** TASK TO CARRY OUT **
Extract each line of the material that follows exactly and omit its pictures.

###

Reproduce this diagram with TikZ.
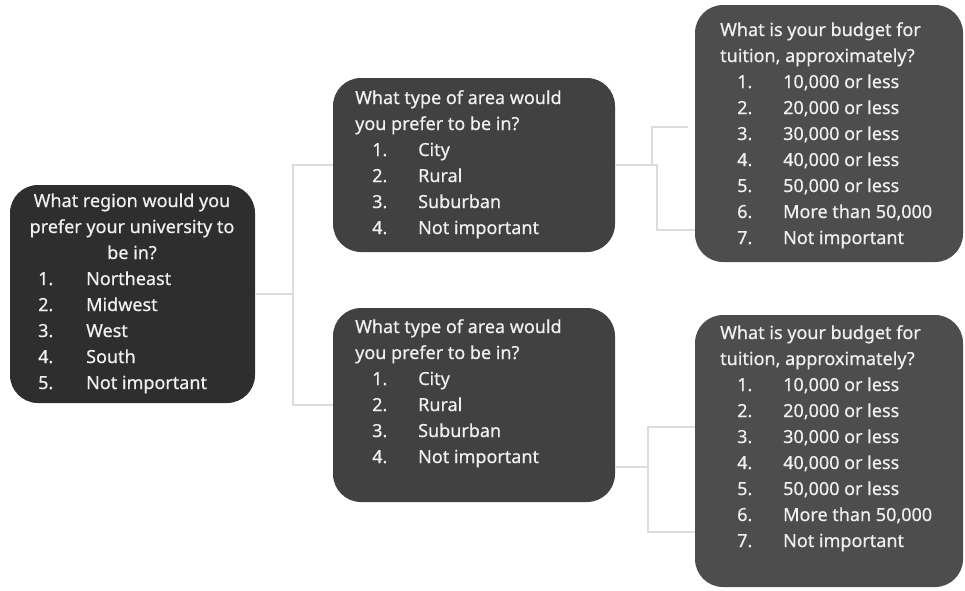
\documentclass[tikz,border=0pt]{standalone}
\usepackage{fontspec}
\setmainfont{Noto Sans}[FakeBold=0.5]

\definecolor{regionfill}{HTML}{2E2E2E}
\definecolor{areafill}{HTML}{414141}
\definecolor{budgetfill}{HTML}{4D4D4D}
\definecolor{linkgray}{HTML}{DCDCDC}
\definecolor{textwhite}{HTML}{F0F0F0}

% one numbered answer: indent, number, text
\newcommand{\choice}[2]{\hspace*{17pt}\makebox[46pt][l]{#1}#2}
\newcommand{\regchoice}[2]{\makebox[48pt][l]{#1}#2}

\begin{document}
\begin{tikzpicture}[x=1pt, y=-1pt,
  qbox/.style={rounded corners=28pt, draw=none, inner sep=0pt},
  qtext/.style={text=textwhite, inner sep=0pt, anchor=base west,
    font=\fontsize{18}{26}\selectfont},
  link/.style={draw=linkgray, line width=1.8pt}]
 \useasboundingbox (0,0) rectangle (965,590);

 % boxes
 \node[qbox, fill=regionfill, minimum width=245pt, minimum height=218pt] (region) at (132.5,294) {};
 \node[qbox, fill=areafill, minimum width=282pt, minimum height=174pt] (areaA) at (474,165) {};
 \node[qbox, fill=areafill, minimum width=282pt, minimum height=194pt] (areaB) at (474,405) {};
 \node[qbox, fill=budgetfill, minimum width=268pt, minimum height=257pt] (budgetA) at (829,133.5) {};
 \node[qbox, fill=budgetfill, minimum width=268pt, minimum height=272pt] (budgetB) at (829,451) {};

 % texts
 \node[qtext, anchor=base] (regionq) at (132,207)
   {\begin{tabular}[t]{@{}c@{}}What region would you\\prefer your university to\\be in?\end{tabular}};
 \node[qtext] (regionl) at (38,285)
   {\begin{tabular}[t]{@{}l@{}}\regchoice{1.}{Northeast}\\\regchoice{2.}{Midwest}\\
    \regchoice{3.}{West}\\\regchoice{4.}{South}\\\regchoice{5.}{Not important}\end{tabular}};
 \node[qtext] (areaAq) at (355,104)
   {\begin{tabular}[t]{@{}l@{}}What type of area would\\you prefer to be in?\\
    \choice{1.}{City}\\\choice{2.}{Rural}\\\choice{3.}{Suburban}\\\choice{4.}{Not important}\end{tabular}};
 \node[qtext] (areaBq) at (355,333)
   {\begin{tabular}[t]{@{}l@{}}What type of area would\\you prefer to be in?\\
    \choice{1.}{City}\\\choice{2.}{Rural}\\\choice{3.}{Suburban}\\\choice{4.}{Not important}\end{tabular}};
 \node[qtext] (budgetAq) at (720,36)
   {\begin{tabular}[t]{@{}l@{}}What is your budget for\\tuition, approximately?\\
    \choice{1.}{10,000 or less}\\\choice{2.}{20,000 or less}\\\choice{3.}{30,000 or less}\\
    \choice{4.}{40,000 or less}\\\choice{5.}{50,000 or less}\\\choice{6.}{More than 50,000}\\
    \choice{7.}{Not important}\end{tabular}};
 \node[qtext] (budgetBq) at (720,339)
   {\begin{tabular}[t]{@{}l@{}}What is your budget for\\tuition, approximately?\\
    \choice{1.}{10,000 or less}\\\choice{2.}{20,000 or less}\\\choice{3.}{30,000 or less}\\
    \choice{4.}{40,000 or less}\\\choice{5.}{50,000 or less}\\\choice{6.}{More than 50,000}\\
    \choice{7.}{Not important}\end{tabular}};

 % connectors
 \coordinate (jr) at (293,294);
 \coordinate (ja1) at (652,165);
 \coordinate (ja2) at (657,165);
 \coordinate (jb) at (648,467);
 \draw[link] (region.east) -- (jr) |- (areaA.west);
 \draw[link] (jr) |- (areaB.west);
 \draw[link] (areaA.east) -- (ja2) |- (budgetA.west |- 0,230);
 \draw[link, shorten >=7pt] (ja1) |- (budgetA.west |- 0,127);
 \draw[link] (areaB.east |- jb) -- (jb) |- (budgetB.west |- 0,427);
 \draw[link] (jb) |- (budgetB.west |- 0,532);
\end{tikzpicture}
\end{document}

###

** TASK SOLUTION **
Reproduce this diagram with TikZ.
\documentclass[tikz,border=0pt]{standalone}
\usepackage{fontspec}
\setmainfont{Noto Sans}[FakeBold=0.5]

\definecolor{regionfill}{HTML}{2E2E2E}
\definecolor{areafill}{HTML}{414141}
\definecolor{budgetfill}{HTML}{4D4D4D}
\definecolor{linkgray}{HTML}{DCDCDC}
\definecolor{textwhite}{HTML}{F0F0F0}

% one numbered answer: indent, number, text
\newcommand{\choice}[2]{\hspace*{17pt}\makebox[46pt][l]{#1}#2}
\newcommand{\regchoice}[2]{\makebox[48pt][l]{#1}#2}

\begin{document}
\begin{tikzpicture}[x=1pt, y=-1pt,
  qbox/.style={rounded corners=28pt, draw=none, inner sep=0pt},
  qtext/.style={text=textwhite, inner sep=0pt, anchor=base west,
    font=\fontsize{18}{26}\selectfont},
  link/.style={draw=linkgray, line width=1.8pt}]
 \useasboundingbox (0,0) rectangle (965,590);

 % boxes
 \node[qbox, fill=regionfill, minimum width=245pt, minimum height=218pt] (region) at (132.5,294) {};
 \node[qbox, fill=areafill, minimum width=282pt, minimum height=174pt] (areaA) at (474,165) {};
 \node[qbox, fill=areafill, minimum width=282pt, minimum height=194pt] (areaB) at (474,405) {};
 \node[qbox, fill=budgetfill, minimum width=268pt, minimum height=257pt] (budgetA) at (829,133.5) {};
 \node[qbox, fill=budgetfill, minimum width=268pt, minimum height=272pt] (budgetB) at (829,451) {};

 % texts
 \node[qtext, anchor=base] (regionq) at (132,207)
   {\begin{tabular}[t]{@{}c@{}}What region would you\\prefer your university to\\be in?\end{tabular}};
 \node[qtext] (regionl) at (38,285)
   {\begin{tabular}[t]{@{}l@{}}\regchoice{1.}{Northeast}\\\regchoice{2.}{Midwest}\\
    \regchoice{3.}{West}\\\regchoice{4.}{South}\\\regchoice{5.}{Not important}\end{tabular}};
 \node[qtext] (areaAq) at (355,104)
   {\begin{tabular}[t]{@{}l@{}}What type of area would\\you prefer to be in?\\
    \choice{1.}{City}\\\choice{2.}{Rural}\\\choice{3.}{Suburban}\\\choice{4.}{Not important}\end{tabular}};
 \node[qtext] (areaBq) at (355,333)
   {\begin{tabular}[t]{@{}l@{}}What type of area would\\you prefer to be in?\\
    \choice{1.}{City}\\\choice{2.}{Rural}\\\choice{3.}{Suburban}\\\choice{4.}{Not important}\end{tabular}};
 \node[qtext] (budgetAq) at (720,36)
   {\begin{tabular}[t]{@{}l@{}}What is your budget for\\tuition, approximately?\\
    \choice{1.}{10,000 or less}\\\choice{2.}{20,000 or less}\\\choice{3.}{30,000 or less}\\
    \choice{4.}{40,000 or less}\\\choice{5.}{50,000 or less}\\\choice{6.}{More than 50,000}\\
    \choice{7.}{Not important}\end{tabular}};
 \node[qtext] (budgetBq) at (720,339)
   {\begin{tabular}[t]{@{}l@{}}What is your budget for\\tuition, approximately?\\
    \choice{1.}{10,000 or less}\\\choice{2.}{20,000 or less}\\\choice{3.}{30,000 or less}\\
    \choice{4.}{40,000 or less}\\\choice{5.}{50,000 or less}\\\choice{6.}{More than 50,000}\\
    \choice{7.}{Not important}\end{tabular}};

 % connectors
 \coordinate (jr) at (293,294);
 \coordinate (ja1) at (652,165);
 \coordinate (ja2) at (657,165);
 \coordinate (jb) at (648,467);
 \draw[link] (region.east) -- (jr) |- (areaA.west);
 \draw[link] (jr) |- (areaB.west);
 \draw[link] (areaA.east) -- (ja2) |- (budgetA.west |- 0,230);
 \draw[link, shorten >=7pt] (ja1) |- (budgetA.west |- 0,127);
 \draw[link] (areaB.east |- jb) -- (jb) |- (budgetB.west |- 0,427);
 \draw[link] (jb) |- (budgetB.west |- 0,532);
\end{tikzpicture}
\end{document}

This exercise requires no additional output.